==== MATERIAL PROVIDED ====

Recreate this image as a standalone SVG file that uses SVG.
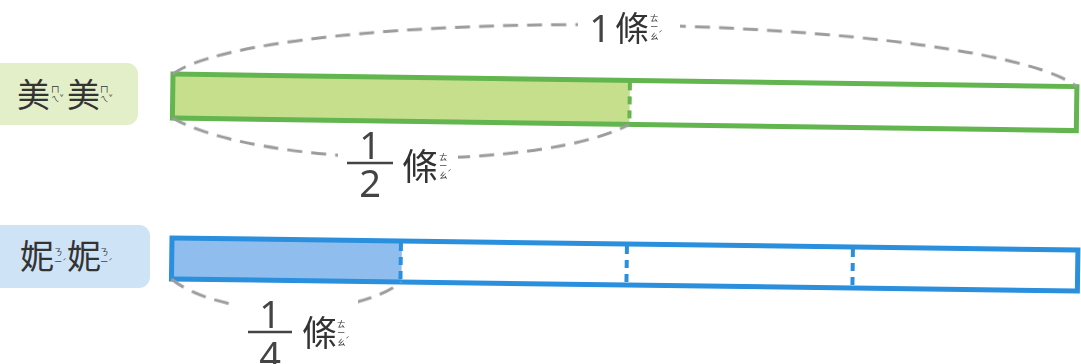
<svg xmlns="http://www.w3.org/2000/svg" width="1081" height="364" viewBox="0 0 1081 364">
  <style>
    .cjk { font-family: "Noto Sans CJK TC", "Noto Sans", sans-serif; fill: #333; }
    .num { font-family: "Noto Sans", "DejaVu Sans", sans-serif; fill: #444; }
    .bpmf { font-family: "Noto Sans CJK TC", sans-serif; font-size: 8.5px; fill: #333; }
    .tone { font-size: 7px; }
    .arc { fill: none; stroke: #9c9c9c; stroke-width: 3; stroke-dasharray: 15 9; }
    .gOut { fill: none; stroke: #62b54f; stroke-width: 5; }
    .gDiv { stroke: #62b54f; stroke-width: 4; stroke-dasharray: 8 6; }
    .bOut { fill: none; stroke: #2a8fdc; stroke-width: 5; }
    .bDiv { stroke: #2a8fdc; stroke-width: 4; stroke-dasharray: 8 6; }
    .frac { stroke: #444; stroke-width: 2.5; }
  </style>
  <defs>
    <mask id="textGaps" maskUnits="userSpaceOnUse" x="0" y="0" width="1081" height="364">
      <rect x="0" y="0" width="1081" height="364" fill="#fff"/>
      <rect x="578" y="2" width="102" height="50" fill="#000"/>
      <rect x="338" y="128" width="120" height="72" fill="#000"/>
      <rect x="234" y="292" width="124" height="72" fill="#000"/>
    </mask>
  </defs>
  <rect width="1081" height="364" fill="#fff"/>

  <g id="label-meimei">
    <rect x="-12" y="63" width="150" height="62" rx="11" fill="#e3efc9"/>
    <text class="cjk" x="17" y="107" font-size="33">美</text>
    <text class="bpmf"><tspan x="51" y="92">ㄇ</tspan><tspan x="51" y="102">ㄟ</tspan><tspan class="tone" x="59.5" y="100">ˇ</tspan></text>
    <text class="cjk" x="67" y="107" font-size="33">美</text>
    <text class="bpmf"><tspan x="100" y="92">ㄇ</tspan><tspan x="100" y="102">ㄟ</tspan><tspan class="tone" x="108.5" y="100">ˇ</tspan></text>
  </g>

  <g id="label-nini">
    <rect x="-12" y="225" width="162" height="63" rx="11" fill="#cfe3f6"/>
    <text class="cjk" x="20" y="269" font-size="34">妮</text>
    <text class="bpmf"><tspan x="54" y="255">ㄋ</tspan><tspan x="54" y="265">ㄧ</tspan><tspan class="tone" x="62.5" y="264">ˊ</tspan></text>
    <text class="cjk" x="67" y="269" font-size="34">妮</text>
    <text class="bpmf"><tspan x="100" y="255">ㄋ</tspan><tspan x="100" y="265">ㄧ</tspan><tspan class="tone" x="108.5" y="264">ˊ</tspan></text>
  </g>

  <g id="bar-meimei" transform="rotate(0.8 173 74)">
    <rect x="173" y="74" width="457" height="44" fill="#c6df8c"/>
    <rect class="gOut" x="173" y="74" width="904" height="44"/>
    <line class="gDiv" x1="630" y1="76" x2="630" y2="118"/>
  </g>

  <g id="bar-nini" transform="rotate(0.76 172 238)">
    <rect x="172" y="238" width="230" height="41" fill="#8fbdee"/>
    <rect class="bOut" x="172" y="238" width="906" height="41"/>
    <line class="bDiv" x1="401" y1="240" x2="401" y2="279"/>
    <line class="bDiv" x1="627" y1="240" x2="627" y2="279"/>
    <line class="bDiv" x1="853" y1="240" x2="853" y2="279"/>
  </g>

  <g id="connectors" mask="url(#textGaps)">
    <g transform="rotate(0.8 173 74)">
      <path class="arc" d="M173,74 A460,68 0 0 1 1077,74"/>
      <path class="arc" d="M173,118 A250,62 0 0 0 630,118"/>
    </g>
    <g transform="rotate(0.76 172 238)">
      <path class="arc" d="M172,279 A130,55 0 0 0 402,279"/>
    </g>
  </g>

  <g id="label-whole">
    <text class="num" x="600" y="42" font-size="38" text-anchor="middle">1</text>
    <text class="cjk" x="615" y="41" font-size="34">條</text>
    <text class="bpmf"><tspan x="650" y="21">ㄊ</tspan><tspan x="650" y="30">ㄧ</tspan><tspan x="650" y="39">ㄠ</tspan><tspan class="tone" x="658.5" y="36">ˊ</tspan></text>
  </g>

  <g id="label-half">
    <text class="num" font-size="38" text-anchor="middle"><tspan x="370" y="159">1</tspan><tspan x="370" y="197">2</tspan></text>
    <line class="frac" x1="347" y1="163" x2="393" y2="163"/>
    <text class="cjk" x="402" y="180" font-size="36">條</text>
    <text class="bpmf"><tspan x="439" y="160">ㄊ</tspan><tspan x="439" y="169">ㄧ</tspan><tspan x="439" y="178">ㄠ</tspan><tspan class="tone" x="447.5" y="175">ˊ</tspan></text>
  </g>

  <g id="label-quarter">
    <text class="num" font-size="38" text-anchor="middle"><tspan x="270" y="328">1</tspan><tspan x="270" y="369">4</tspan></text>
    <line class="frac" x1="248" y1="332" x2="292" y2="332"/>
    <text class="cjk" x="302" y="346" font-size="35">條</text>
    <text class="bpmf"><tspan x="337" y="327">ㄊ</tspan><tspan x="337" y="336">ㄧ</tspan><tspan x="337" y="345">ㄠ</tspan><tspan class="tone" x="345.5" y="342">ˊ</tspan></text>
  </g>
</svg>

====

WHAT TO PRODUCE:
Reproduce the material word for word, minus the images.

THE COMPLETED TASK:
Recreate this image as a standalone SVG file that uses SVG.
<svg xmlns="http://www.w3.org/2000/svg" width="1081" height="364" viewBox="0 0 1081 364">
  <style>
    .cjk { font-family: "Noto Sans CJK TC", "Noto Sans", sans-serif; fill: #333; }
    .num { font-family: "Noto Sans", "DejaVu Sans", sans-serif; fill: #444; }
    .bpmf { font-family: "Noto Sans CJK TC", sans-serif; font-size: 8.5px; fill: #333; }
    .tone { font-size: 7px; }
    .arc { fill: none; stroke: #9c9c9c; stroke-width: 3; stroke-dasharray: 15 9; }
    .gOut { fill: none; stroke: #62b54f; stroke-width: 5; }
    .gDiv { stroke: #62b54f; stroke-width: 4; stroke-dasharray: 8 6; }
    .bOut { fill: none; stroke: #2a8fdc; stroke-width: 5; }
    .bDiv { stroke: #2a8fdc; stroke-width: 4; stroke-dasharray: 8 6; }
    .frac { stroke: #444; stroke-width: 2.5; }
  </style>
  <defs>
    <mask id="textGaps" maskUnits="userSpaceOnUse" x="0" y="0" width="1081" height="364">
      <rect x="0" y="0" width="1081" height="364" fill="#fff"/>
      <rect x="578" y="2" width="102" height="50" fill="#000"/>
      <rect x="338" y="128" width="120" height="72" fill="#000"/>
      <rect x="234" y="292" width="124" height="72" fill="#000"/>
    </mask>
  </defs>
  <rect width="1081" height="364" fill="#fff"/>

  <g id="label-meimei">
    <rect x="-12" y="63" width="150" height="62" rx="11" fill="#e3efc9"/>
    <text class="cjk" x="17" y="107" font-size="33">美</text>
    <text class="bpmf"><tspan x="51" y="92">ㄇ</tspan><tspan x="51" y="102">ㄟ</tspan><tspan class="tone" x="59.5" y="100">ˇ</tspan></text>
    <text class="cjk" x="67" y="107" font-size="33">美</text>
    <text class="bpmf"><tspan x="100" y="92">ㄇ</tspan><tspan x="100" y="102">ㄟ</tspan><tspan class="tone" x="108.5" y="100">ˇ</tspan></text>
  </g>

  <g id="label-nini">
    <rect x="-12" y="225" width="162" height="63" rx="11" fill="#cfe3f6"/>
    <text class="cjk" x="20" y="269" font-size="34">妮</text>
    <text class="bpmf"><tspan x="54" y="255">ㄋ</tspan><tspan x="54" y="265">ㄧ</tspan><tspan class="tone" x="62.5" y="264">ˊ</tspan></text>
    <text class="cjk" x="67" y="269" font-size="34">妮</text>
    <text class="bpmf"><tspan x="100" y="255">ㄋ</tspan><tspan x="100" y="265">ㄧ</tspan><tspan class="tone" x="108.5" y="264">ˊ</tspan></text>
  </g>

  <g id="bar-meimei" transform="rotate(0.8 173 74)">
    <rect x="173" y="74" width="457" height="44" fill="#c6df8c"/>
    <rect class="gOut" x="173" y="74" width="904" height="44"/>
    <line class="gDiv" x1="630" y1="76" x2="630" y2="118"/>
  </g>

  <g id="bar-nini" transform="rotate(0.76 172 238)">
    <rect x="172" y="238" width="230" height="41" fill="#8fbdee"/>
    <rect class="bOut" x="172" y="238" width="906" height="41"/>
    <line class="bDiv" x1="401" y1="240" x2="401" y2="279"/>
    <line class="bDiv" x1="627" y1="240" x2="627" y2="279"/>
    <line class="bDiv" x1="853" y1="240" x2="853" y2="279"/>
  </g>

  <g id="connectors" mask="url(#textGaps)">
    <g transform="rotate(0.8 173 74)">
      <path class="arc" d="M173,74 A460,68 0 0 1 1077,74"/>
      <path class="arc" d="M173,118 A250,62 0 0 0 630,118"/>
    </g>
    <g transform="rotate(0.76 172 238)">
      <path class="arc" d="M172,279 A130,55 0 0 0 402,279"/>
    </g>
  </g>

  <g id="label-whole">
    <text class="num" x="600" y="42" font-size="38" text-anchor="middle">1</text>
    <text class="cjk" x="615" y="41" font-size="34">條</text>
    <text class="bpmf"><tspan x="650" y="21">ㄊ</tspan><tspan x="650" y="30">ㄧ</tspan><tspan x="650" y="39">ㄠ</tspan><tspan class="tone" x="658.5" y="36">ˊ</tspan></text>
  </g>

  <g id="label-half">
    <text class="num" font-size="38" text-anchor="middle"><tspan x="370" y="159">1</tspan><tspan x="370" y="197">2</tspan></text>
    <line class="frac" x1="347" y1="163" x2="393" y2="163"/>
    <text class="cjk" x="402" y="180" font-size="36">條</text>
    <text class="bpmf"><tspan x="439" y="160">ㄊ</tspan><tspan x="439" y="169">ㄧ</tspan><tspan x="439" y="178">ㄠ</tspan><tspan class="tone" x="447.5" y="175">ˊ</tspan></text>
  </g>

  <g id="label-quarter">
    <text class="num" font-size="38" text-anchor="middle"><tspan x="270" y="328">1</tspan><tspan x="270" y="369">4</tspan></text>
    <line class="frac" x1="248" y1="332" x2="292" y2="332"/>
    <text class="cjk" x="302" y="346" font-size="35">條</text>
    <text class="bpmf"><tspan x="337" y="327">ㄊ</tspan><tspan x="337" y="336">ㄧ</tspan><tspan x="337" y="345">ㄠ</tspan><tspan class="tone" x="345.5" y="342">ˊ</tspan></text>
  </g>
</svg>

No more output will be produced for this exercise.